Lamplighter (Monster Blood Tattoo, Book 2)
D. M. Cornish
Putnam Juvenile (2008)
ISBN 9780399246395
Reviewed by Maya Landers (age 10) for Reader Views (5/08)
“Lamplighter,” book two in the Monster Blood Tattoo series, by D.M. Cornish, was not one of my favorite books because at some points the story moved very slowly, while at other points it moved along so quickly that the reader had trouble keeping up with it. The story begins when the main character, Rossamund, is on an excursion with all the other prentice lantern-lighters to light and douse the lamps along the road that went from Winstermill to Wellnigh house. He never wanted to be a lantern-lighter and had done so only to escape Madame Opera’s Estimable Marine Society for Foundling Boys and Girls. At first, this excursion proves to just as boring as his last one, until the clatter of horses’ hooves are heard down the road. As the carriage is sighted, one of the other prentices realizes that the horses have no coachman. The horses are running out of sheer terror. Behind the carriage comes a monstrous being with gigantic horns and wicked slits for eyes.
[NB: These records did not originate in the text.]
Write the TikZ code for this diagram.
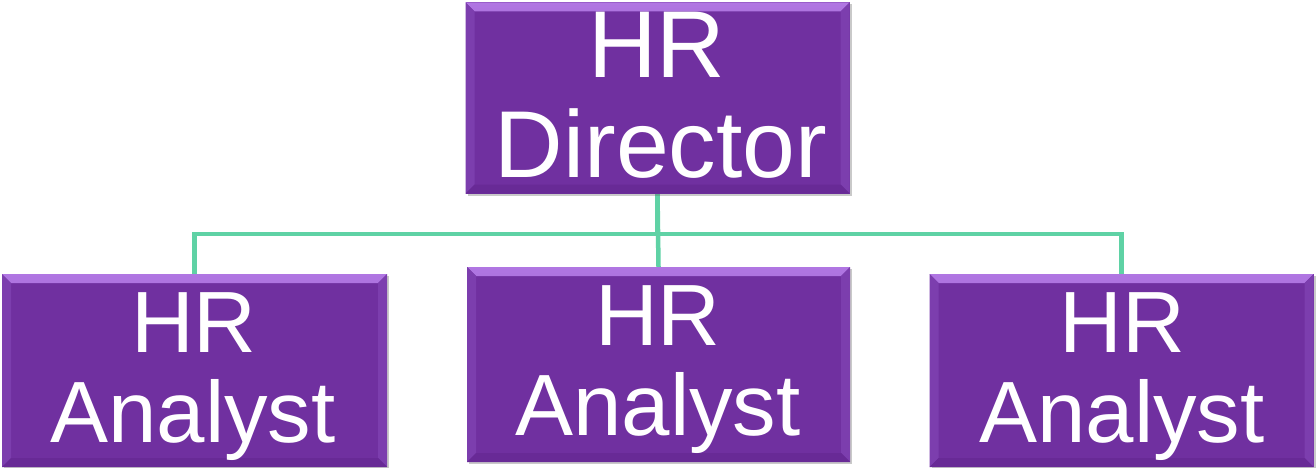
\documentclass[tikz,border=0pt]{standalone}
\usepackage{fontspec}
\setmainfont{Liberation Sans}
\usetikzlibrary{shadows,backgrounds}
\definecolor{boxpurple}{RGB}{112,48,160}
\definecolor{bevlight}{RGB}{176,118,226}
\definecolor{bevside}{RGB}{124,62,174}
\definecolor{bevdark}{RGB}{104,42,150}
\definecolor{connc}{RGB}{95,210,165}
\tikzset{
  box/.style={rectangle, fill=boxpurple, inner sep=0pt, draw=none,
    drop shadow={shadow xshift=2pt, shadow yshift=-2pt, opacity=0.35, fill=black!60},
    path picture={
      \shade[top color=bevlight, bottom color=bevside] (path picture bounding box.north west) -- (path picture bounding box.north east)
        -- ([shift={(-9pt,-9pt)}]path picture bounding box.north east) -- ([shift={(9pt,-9pt)}]path picture bounding box.north west) -- cycle;
      \fill[bevside] (path picture bounding box.north west) -- ([shift={(9pt,-9pt)}]path picture bounding box.north west)
        -- ([shift={(9pt,9pt)}]path picture bounding box.south west) -- (path picture bounding box.south west) -- cycle;
      \fill[bevside] (path picture bounding box.north east) -- ([shift={(-9pt,-9pt)}]path picture bounding box.north east)
        -- ([shift={(-9pt,9pt)}]path picture bounding box.south east) -- (path picture bounding box.south east) -- cycle;
      \fill[bevdark] (path picture bounding box.south west) -- ([shift={(9pt,9pt)}]path picture bounding box.south west)
        -- ([shift={(-9pt,9pt)}]path picture bounding box.south east) -- (path picture bounding box.south east) -- cycle;
    }},
  dirtxt/.style={text=white, inner sep=0pt, anchor=base, font=\fontsize{95}{98}\selectfont},
  antxt/.style={text=white, inner sep=0pt, anchor=base, font=\fontsize{87}{90}\selectfont},
  conn/.style={draw=connc, line width=4.5pt}
}
\begin{document}
\begin{tikzpicture}[x=1pt,y=-1pt]
\useasboundingbox (0,0) rectangle (1316,468);
\node[box, minimum width=384pt, minimum height=191pt] (dir) at (657.5,98) {};
\node[box, minimum width=385pt, minimum height=193pt] (an1) at (194.5,370.5) {};
\node[box, minimum width=383pt, minimum height=195pt] (an2) at (658.5,364.5) {};
\node[box, minimum width=384pt, minimum height=193pt] (an3) at (1121.5,370.5) {};
\node[dirtxt] (d1) at (657,78) {HR};
\node[dirtxt] (d2) at (661,177) {Director};
\node[antxt] (a1a) at (194,352) {HR};
\node[antxt] (a1b) at (193,442) {Analyst};
\node[antxt] (a2a) at (658,345) {HR};
\node[antxt] (a2b) at (658,435) {Analyst};
\node[antxt] (a3a) at (1122,352) {HR};
\node[antxt] (a3b) at (1122,442) {Analyst};
\coordinate (bus) at (0,234);
\begin{scope}[on background layer]
  \fill[white] (0,0) rectangle (1316,468);
  \draw[conn] (dir.south) -- (dir.south |- bus) -| (an1.north);
  \draw[conn] (dir.south) -- (dir.south |- bus) -| (an3.north);
  \draw[conn] (dir.south) -- (an2.north);
\end{scope}
\end{tikzpicture}
\end{document}
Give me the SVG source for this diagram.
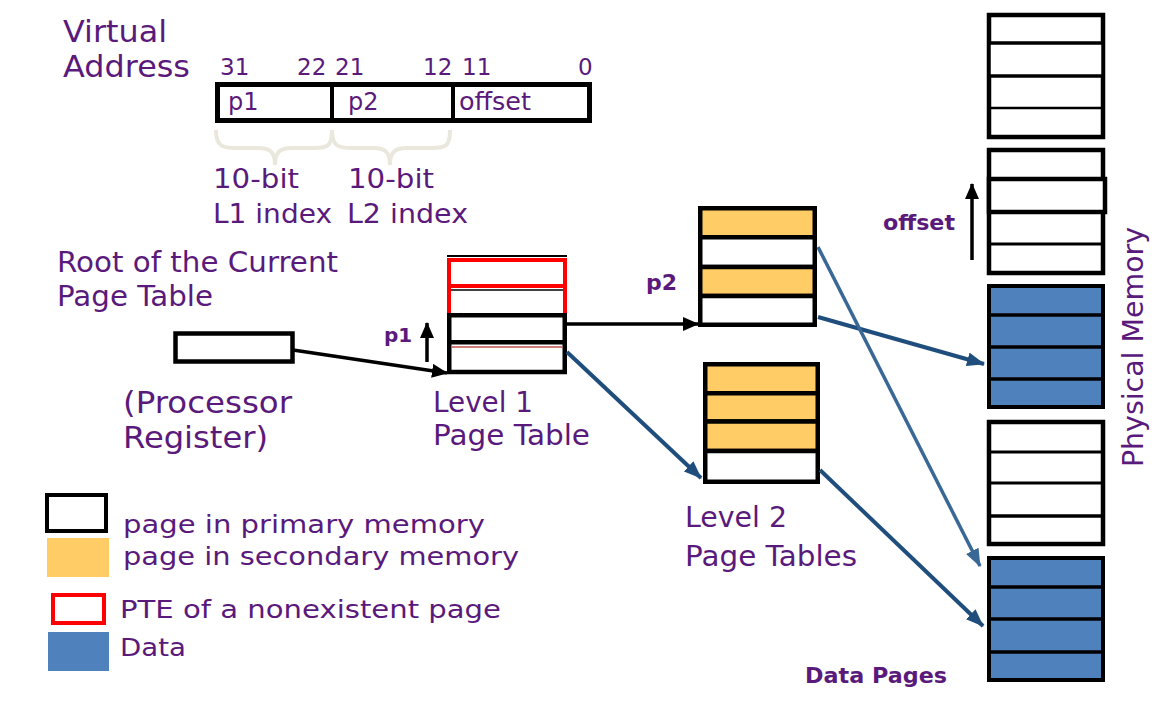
<svg xmlns="http://www.w3.org/2000/svg" width="1165" height="704" viewBox="0 0 1165 704">
<style>
text{font-family:"DejaVu Sans","Liberation Sans",sans-serif;fill:#5a1a7c}
.b{font-weight:bold}
.box{stroke:#000;stroke-width:4.5;fill:#fff}
.org{stroke:#000;stroke-width:4.5;fill:#ffcc66}
.blu{stroke:#000;stroke-width:4;fill:#4f81bd}
.wht{stroke:#000;stroke-width:3.5;fill:#fff}
.brace{fill:none;stroke:#eae7dc;stroke-width:4}
.blk{stroke:#000;stroke-width:3.5;fill:none}
.dk{stroke:#1f4e7d;stroke-width:4;fill:none}
.lt{stroke:#3a6896;stroke-width:3.5;fill:none}
</style>
<defs>
<marker id="ab" markerUnits="userSpaceOnUse" markerWidth="16" markerHeight="14" refX="15" refY="7" orient="auto"><path d="M0,0 L16,7 L0,14 Z" fill="#000"/></marker>
<marker id="ad" markerUnits="userSpaceOnUse" markerWidth="18" markerHeight="14" refX="17" refY="7" orient="auto"><path d="M0,0 L18,7 L0,14 Z" fill="#1f4e7d"/></marker>
<marker id="al" markerUnits="userSpaceOnUse" markerWidth="18" markerHeight="14" refX="17" refY="7" orient="auto"><path d="M0,0 L18,7 L0,14 Z" fill="#3a6896"/></marker>
</defs>

<g id="virtual-address">
<text x="63" y="42" font-size="30" textLength="104" lengthAdjust="spacingAndGlyphs">Virtual</text>
<text x="63" y="77" font-size="30" textLength="127" lengthAdjust="spacingAndGlyphs">Address</text>
<g font-size="23">
<text x="220" y="75">31</text><text x="297" y="75">22</text><text x="335" y="75">21</text>
<text x="423" y="75">12</text><text x="462" y="75">11</text><text x="578" y="75">0</text>
</g>
<rect x="217.5" y="84.5" width="372" height="36" fill="#fff" stroke="#000" stroke-width="5"/>
<line x1="332" y1="84" x2="332" y2="121" stroke="#000" stroke-width="4"/>
<line x1="453" y1="84" x2="453" y2="121" stroke="#000" stroke-width="4"/>
<text x="228" y="110" font-size="24">p1</text>
<text x="348" y="110" font-size="24">p2</text>
<text x="459" y="110" font-size="24" textLength="72" lengthAdjust="spacingAndGlyphs">offset</text>
<path class="brace" d="M216,130 C216,146 222,148 236,148 L258,148 C270,148 275,152 275,165 C275,152 280,148 292,148 L314,148 C328,148 332,146 332,130"/>
<path class="brace" d="M332,130 C332,146 338,148 352,148 L373,148 C385,148 390,152 390,165 C390,152 395,148 407,148 L432,148 C446,148 450,146 450,130"/>
<text x="213" y="188" font-size="26" textLength="86" lengthAdjust="spacingAndGlyphs">10-bit</text>
<text x="213" y="223" font-size="26" textLength="119" lengthAdjust="spacingAndGlyphs">L1 index</text>
<text x="348" y="188" font-size="26" textLength="86" lengthAdjust="spacingAndGlyphs">10-bit</text>
<text x="347" y="223" font-size="26" textLength="121" lengthAdjust="spacingAndGlyphs">L2 index</text>
</g>

<g id="register">
<text x="57" y="272" font-size="28" textLength="281" lengthAdjust="spacingAndGlyphs">Root of the Current</text>
<text x="57" y="306" font-size="28" textLength="156" lengthAdjust="spacingAndGlyphs">Page Table</text>
<rect x="175.5" y="333.5" width="117" height="28" class="box"/>
<text x="123" y="413" font-size="31" textLength="169" lengthAdjust="spacingAndGlyphs">(Processor</text>
<text x="123" y="448" font-size="31" textLength="145" lengthAdjust="spacingAndGlyphs">Register)</text>
</g>

<g id="level1">
<line x1="447" y1="256" x2="567" y2="256" stroke="#000" stroke-width="2"/>
<rect x="449" y="260" width="116" height="26" fill="#fff" stroke="#f00" stroke-width="4"/>
<path d="M449,286 V314 M565,286 V314" stroke="#f00" stroke-width="4" fill="none"/>
<line x1="451" y1="290" x2="563" y2="290" stroke="#000" stroke-width="1.5"/>
<rect x="449.25" y="315.25" width="115.5" height="27" class="box"/>
<path d="M449.25,343 V372 H564.75 V343" stroke="#000" stroke-width="4.5" fill="none"/>
<line x1="451.5" y1="347" x2="562.5" y2="347" stroke="#c0504d" stroke-width="1.5"/>
<text x="433" y="412" font-size="28" textLength="100" lengthAdjust="spacingAndGlyphs">Level 1</text>
<text x="433" y="445" font-size="28" textLength="157" lengthAdjust="spacingAndGlyphs">Page Table</text>
<text x="384" y="342" font-size="20" class="b">p1</text>
</g>

<g id="level2-a">
<rect x="700.25" y="208.25" width="114.5" height="29" class="org"/>
<rect x="700.25" y="237.25" width="114.5" height="29.75" class="box"/>
<rect x="700.25" y="267" width="114.5" height="29" class="org"/>
<rect x="700.25" y="296" width="114.5" height="28.75" class="box"/>
<text x="646" y="290" font-size="22" class="b">p2</text>
</g>

<g id="level2-b">
<rect x="705.25" y="364.25" width="112.5" height="29" class="org"/>
<rect x="705.25" y="393.25" width="112.5" height="28.25" class="org"/>
<rect x="705.25" y="421.5" width="112.5" height="29.5" class="org"/>
<rect x="705.25" y="451" width="112.5" height="30.75" class="box"/>
<text x="685" y="527" font-size="28" textLength="102" lengthAdjust="spacingAndGlyphs">Level 2</text>
<text x="685" y="566" font-size="28" textLength="172" lengthAdjust="spacingAndGlyphs">Page Tables</text>
</g>

<g id="physical-memory">
<g id="frame1">
<rect x="989" y="15" width="114" height="122" class="box"/>
<rect x="989" y="43" width="114" height="33" class="wht"/>
<line x1="989" y1="108" x2="1103" y2="108" stroke="#000" stroke-width="2.5"/>
</g>
<g id="frame2">
<rect x="989" y="150" width="114" height="123" class="box"/>
<rect x="989" y="179" width="116" height="33" class="box"/>
<line x1="989" y1="244" x2="1103" y2="244" stroke="#000" stroke-width="3"/>
</g>
<g id="frame3">
<rect x="989" y="286" width="114" height="121" class="blu" stroke-width="4.5"/>
<line x1="989" y1="315" x2="1103" y2="315" stroke="#000" stroke-width="3.5"/>
<line x1="989" y1="347" x2="1103" y2="347" stroke="#000" stroke-width="3.5"/>
<line x1="989" y1="379" x2="1103" y2="379" stroke="#000" stroke-width="3.5"/>
</g>
<g id="frame4">
<rect x="989" y="422" width="114" height="122" class="box"/>
<line x1="989" y1="452" x2="1103" y2="452" stroke="#000" stroke-width="3"/>
<line x1="989" y1="483" x2="1103" y2="483" stroke="#000" stroke-width="3"/>
<line x1="989" y1="516" x2="1103" y2="516" stroke="#000" stroke-width="3.5"/>
</g>
<g id="frame5">
<rect x="989" y="558" width="114" height="122" class="blu" stroke-width="4.5"/>
<line x1="989" y1="587" x2="1103" y2="587" stroke="#000" stroke-width="3.5"/>
<line x1="989" y1="619" x2="1103" y2="619" stroke="#000" stroke-width="3.5"/>
<line x1="989" y1="652" x2="1103" y2="652" stroke="#000" stroke-width="3.5"/>
</g>
<text transform="translate(1143,467) rotate(-90)" font-size="29" textLength="240" lengthAdjust="spacingAndGlyphs">Physical Memory</text>
<text x="883" y="230" font-size="22" class="b" textLength="72" lengthAdjust="spacingAndGlyphs">offset</text>
<text x="805" y="683" font-size="22" class="b" textLength="142" lengthAdjust="spacingAndGlyphs">Data Pages</text>
</g>

<g id="legend">
<rect x="47" y="495" width="59" height="36" fill="#fff" stroke="#000" stroke-width="4"/>
<rect x="47" y="538" width="62" height="39" fill="#ffcc66"/>
<rect x="53" y="595" width="51" height="28" fill="#fff" stroke="#f00" stroke-width="4"/>
<rect x="48" y="632" width="61" height="39" fill="#4f81bd"/>
<text x="123" y="533" font-size="25" textLength="362" lengthAdjust="spacingAndGlyphs">page in primary memory</text>
<text x="123" y="565" font-size="25" textLength="396" lengthAdjust="spacingAndGlyphs">page in secondary memory</text>
<text x="120" y="618" font-size="25" textLength="381" lengthAdjust="spacingAndGlyphs">PTE of a nonexistent page</text>
<text x="120" y="656" font-size="25" textLength="66" lengthAdjust="spacingAndGlyphs">Data</text>
</g>

<g id="connectors">
<line x1="293" y1="350" x2="447" y2="373" class="blk" marker-end="url(#ab)"/>
<line x1="567" y1="324" x2="698" y2="324" class="blk" stroke-width="3" marker-end="url(#ab)"/>
<line x1="427" y1="362" x2="427" y2="323" class="blk" stroke-width="3" marker-end="url(#ab)"/>
<line x1="972" y1="260" x2="972" y2="184" class="blk" stroke-width="3" marker-end="url(#ab)"/>
<line x1="818" y1="317" x2="984" y2="364" class="dk" marker-end="url(#ad)"/>
<line x1="818" y1="247" x2="980" y2="566" class="lt" marker-end="url(#al)"/>
<line x1="567" y1="352" x2="701" y2="478" class="dk" marker-end="url(#ad)"/>
<line x1="820" y1="470" x2="983" y2="626" class="dk" marker-end="url(#ad)"/>
</g>
</svg>
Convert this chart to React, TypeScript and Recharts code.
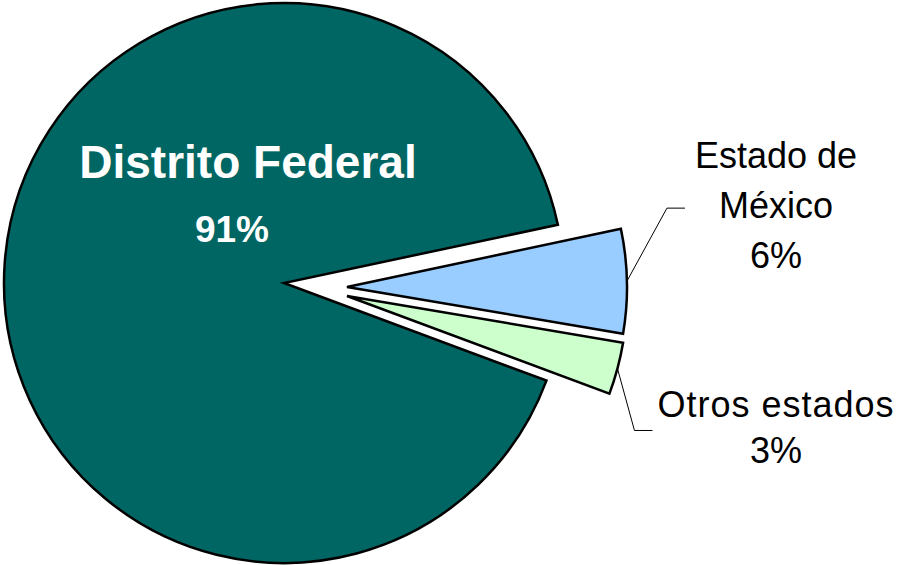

So begins the book with one of the more fast-paced sections. The action begins quickly, on page seven. I thought that this didn’t give the reader enough time to comprehend what was going on. Alternately, later on in the book, the pace is much slower, with so little action that the reader soon forgets what he or she has just learned. This is book two in the “Monster Blood Tattoo” series so that may explain why some things didn’t make sense to me. I could understand most things well, but there were some unexplained things that I assumed were clarified in the first book. However, I could mostly understand what was going on, and I was able to grasp a basic idea of the characters and plot.
At the beginning of each chapter, there was a “dictionary” definition of a different character, object, or action that was used or preformed in that chapter. I found this very useful, and the definitions were also very interesting.
I would not recommend “Lamplighter” to my friends because I did not think that it did a very good job making an equal balance between the parts of the book that were filled with action and the more slow-paced sections.